7 часов

Пришла домой расстроенная до слез.

Случилось вот что. Я носилась по делам в разные концы города. В мастерскую[45], в Американскую библиотеку[46], на улицу Пасси за парой туфель и т. д. В пять часов добралась до бабушки. Застала там в гостиной Николь и Жан-Поля, успокоилась. Но за столом Николь спросила, пойду ли я завтра на концерт, я поняла, что сама она пойдет. И это снова все разбередило. Во мне проснулась чуть ли не ревность при мысли, что другие-то его увидят, а он так хорош. И то же самое, когда Николь сказала, что Жан-Поль спрашивал, как зовут, «того приятного белокурого юношу». Мне показалось, что речь идет о чем-то, что уже было и прошло. Я сжала зубы. А внутренний голос твердил, что если я выстою в этой борьбе, то это будет очищением, от чего, почему — я не знаю. И иногда сама не понимаю, зачем так резко, по собственной воле все оборвала.

Окончательно меня довел нахальный сапожник — я отдала ему новые туфли на деревянных подошвах, чтобы сделать каучуковые набойки. И он взял с меня тридцать франков авансом. А когда вечером я за ними пришла, потребовал еще тридцать за работу. Я не умею пререкаться с людьми, и денег у меня больше не было, поэтому я ушла, оставив туфли и готовая расплакаться.

Села в метро на «Ла-Мюэтт», вагон набит битком, вонь, пот, жара, духота. Я мечтала об одном: хоть бы пришло письмо от Жерара.

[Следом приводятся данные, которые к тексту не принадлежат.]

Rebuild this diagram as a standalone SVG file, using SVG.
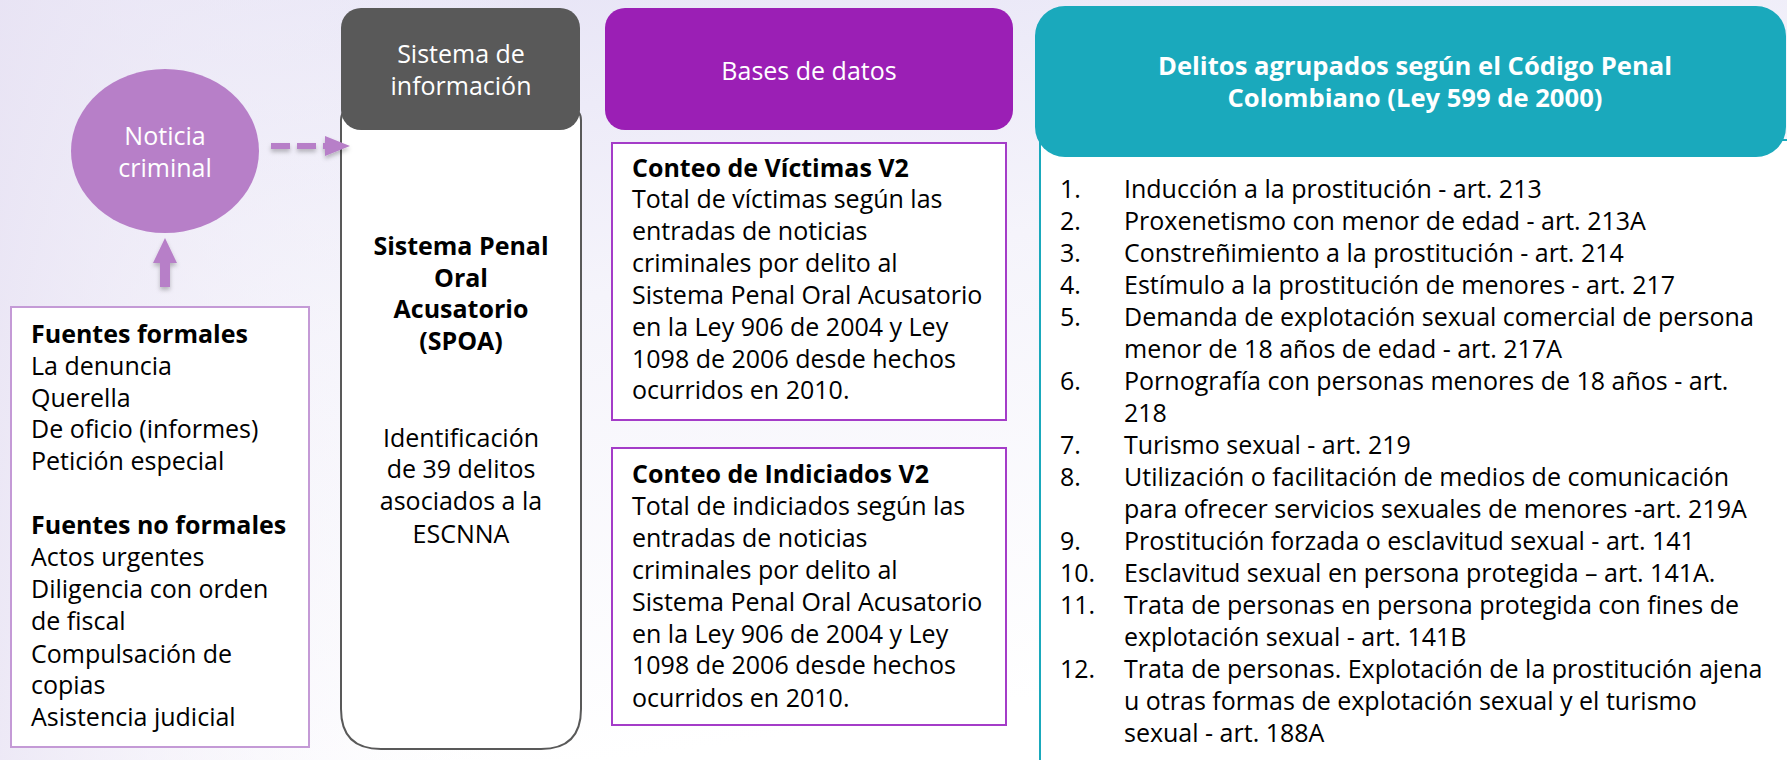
<svg xmlns="http://www.w3.org/2000/svg" width="1787" height="760" viewBox="0 0 1787 760">
<defs>
<linearGradient id="bg" x1="0" y1="0" x2="0.35" y2="1">
<stop offset="0" stop-color="#E5E2F5"/>
<stop offset="0.45" stop-color="#F5F4FB"/>
<stop offset="1" stop-color="#FFFFFF"/>
</linearGradient>
<linearGradient id="bgl" x1="0" y1="0" x2="1" y2="0">
<stop offset="0" stop-color="#E9E4F4" stop-opacity="0.8"/>
<stop offset="0.3" stop-color="#FFFFFF" stop-opacity="0"/>
</linearGradient>
<filter id="sh" x="-20%" y="-20%" width="140%" height="160%">
<feDropShadow dx="0" dy="3" stdDeviation="2" flood-color="#000" flood-opacity="0.25"/>
</filter>
</defs>
<style>
text{font-family:"Open Sans","Noto Sans","DejaVu Sans",sans-serif;font-size:25px;fill:#000}
.w{fill:#FFFFFF}
.b{font-weight:bold}
.c{text-anchor:middle}
.t{font-size:25.6px}
.box{fill:#FFFFFF;stroke-width:2}
.arrow{fill:#B77FC8}
</style>
<rect x="0" y="0" width="1787" height="760" fill="url(#bg)"/>
<rect x="0" y="0" width="1787" height="760" fill="url(#bgl)"/>

<g id="noticia">
<ellipse cx="165" cy="151" rx="94" ry="82" fill="#B77FC8"/>
<text class="w c" x="165" y="145">Noticia</text>
<text class="w c" x="165" y="177">criminal</text>
</g>

<g id="fuentes">
<rect class="box" x="11" y="307" width="298" height="440" stroke="#C49AD6"/>
<text x="31" y="343" class="b">Fuentes formales</text>
<text x="31" y="375">La denuncia</text>
<text x="31" y="407">Querella</text>
<text x="31" y="438">De oficio (informes)</text>
<text x="31" y="470">Petición especial</text>
<text x="31" y="534" class="b">Fuentes no formales</text>
<text x="31" y="566">Actos urgentes</text>
<text x="31" y="598">Diligencia con orden</text>
<text x="31" y="630">de fiscal</text>
<text x="31" y="663">Compulsación de</text>
<text x="31" y="694">copias</text>
<text x="31" y="726">Asistencia judicial</text>
</g>

<g id="spoa">
<path d="M341,120 Q341,110 351,110 L571,110 Q581,110 581,120 L581,709 Q581,749 541,749 L381,749 Q341,749 341,709 Z" fill="#FFFFFF" stroke="#595959" stroke-width="2"/>
<rect x="341" y="8" width="239" height="122" rx="20" fill="#595959"/>
<text class="w c" x="461" y="63">Sistema de</text>
<text class="w c" x="461" y="95">información</text>
<text class="b c" x="461" y="255">Sistema Penal</text>
<text class="b c" x="461" y="287">Oral</text>
<text class="b c" x="461" y="318">Acusatorio</text>
<text class="b c" x="461" y="350">(SPOA)</text>
<text class="c" x="461" y="447">Identificación</text>
<text class="c" x="461" y="478">de 39 delitos</text>
<text class="c" x="461" y="510">asociados a la</text>
<text class="c" x="461" y="543">ESCNNA</text>
</g>

<g id="bases">
<rect x="605" y="8" width="408" height="122" rx="20" fill="#9B1FB5"/>
<text class="w c" x="809" y="80">Bases de datos</text>
</g>

<g id="victimas">
<rect class="box" x="612" y="143" width="394" height="277" stroke="#A43CC8"/>
<text x="632" y="177" class="b">Conteo de Víctimas V2</text>
<text x="632" y="208">Total de víctimas según las</text>
<text x="632" y="240">entradas de noticias</text>
<text x="632" y="272">criminales por delito al</text>
<text x="632" y="304">Sistema Penal Oral Acusatorio</text>
<text x="632" y="336">en la Ley 906 de 2004 y Ley</text>
<text x="632" y="368">1098 de 2006 desde hechos</text>
<text x="632" y="399">ocurridos en 2010.</text>
</g>

<g id="indiciados">
<rect class="box" x="612" y="448" width="394" height="277" stroke="#A43CC8"/>
<text x="632" y="483" class="b">Conteo de Indiciados V2</text>
<text x="632" y="515">Total de indiciados según las</text>
<text x="632" y="547">entradas de noticias</text>
<text x="632" y="579">criminales por delito al</text>
<text x="632" y="611">Sistema Penal Oral Acusatorio</text>
<text x="632" y="643">en la Ley 906 de 2004 y Ley</text>
<text x="632" y="674">1098 de 2006 desde hechos</text>
<text x="632" y="707">ocurridos en 2010.</text>
</g>

<g id="delitos">
<rect x="1040" y="140" width="780" height="640" fill="#FFFFFF" stroke="#1AA9BC" stroke-width="2"/>
<rect x="1035" y="6" width="751" height="151" rx="30" fill="#1AA9BC"/>
<text class="w b c t" x="1415" y="75">Delitos agrupados según el Código Penal</text>
<text class="w b c t" x="1415" y="107">Colombiano (Ley 599 de 2000)</text>
<text x="1060" y="198">1.</text><text x="1124" y="198">Inducción a la prostitución - art. 213</text>
<text x="1060" y="230">2.</text><text x="1124" y="230">Proxenetismo con menor de edad - art. 213A</text>
<text x="1060" y="262">3.</text><text x="1124" y="262">Constreñimiento a la prostitución - art. 214</text>
<text x="1060" y="294">4.</text><text x="1124" y="294">Estímulo a la prostitución de menores - art. 217</text>
<text x="1060" y="326">5.</text><text x="1124" y="326">Demanda de explotación sexual comercial de persona</text>
<text x="1124" y="358">menor de 18 años de edad - art. 217A</text>
<text x="1060" y="390">6.</text><text x="1124" y="390">Pornografía con personas menores de 18 años - art.</text>
<text x="1124" y="422">218</text>
<text x="1060" y="454">7.</text><text x="1124" y="454">Turismo sexual - art. 219</text>
<text x="1060" y="486">8.</text><text x="1124" y="486">Utilización o facilitación de medios de comunicación</text>
<text x="1124" y="518">para ofrecer servicios sexuales de menores -art. 219A</text>
<text x="1060" y="550">9.</text><text x="1124" y="550">Prostitución forzada o esclavitud sexual - art. 141</text>
<text x="1060" y="582">10.</text><text x="1124" y="582">Esclavitud sexual en persona protegida – art. 141A.</text>
<text x="1060" y="614">11.</text><text x="1124" y="614">Trata de personas en persona protegida con fines de</text>
<text x="1124" y="646">explotación sexual - art. 141B</text>
<text x="1060" y="678">12.</text><text x="1124" y="678">Trata de personas. Explotación de la prostitución ajena</text>
<text x="1124" y="710">u otras formas de explotación sexual y el turismo</text>
<text x="1124" y="742">sexual - art. 188A</text>
</g>

<g id="connectors" filter="url(#sh)">
<line x1="271" y1="146" x2="327" y2="146" stroke="#B77FC8" stroke-width="6" stroke-dasharray="19 7"/>
<polygon class="arrow" points="325,136 350,146 325,156"/>
<rect class="arrow" x="160" y="261" width="10" height="26"/>
<polygon class="arrow" points="153,263 177,263 165,238"/>
</g>
</svg>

И вдруг, проезжая Черновицкую улицу, я словно бы воочию увидела прояснившееся будущее, а все потому, что я так долго думала о Жераре.

Но дома меня ждали две открытки: одна от Владимира, другая от Жан-Пьера Арона, ужасно смешная и трогательная. Я все-таки написала Жерару. Может быть, зря.

Когда мама пришла, я рассказала ей в деталях про сапожника и туфли. От этого житейского разговора как-то сразу полегчало. Сейчас мне лучше. Но надо прожить еще завтрашний день.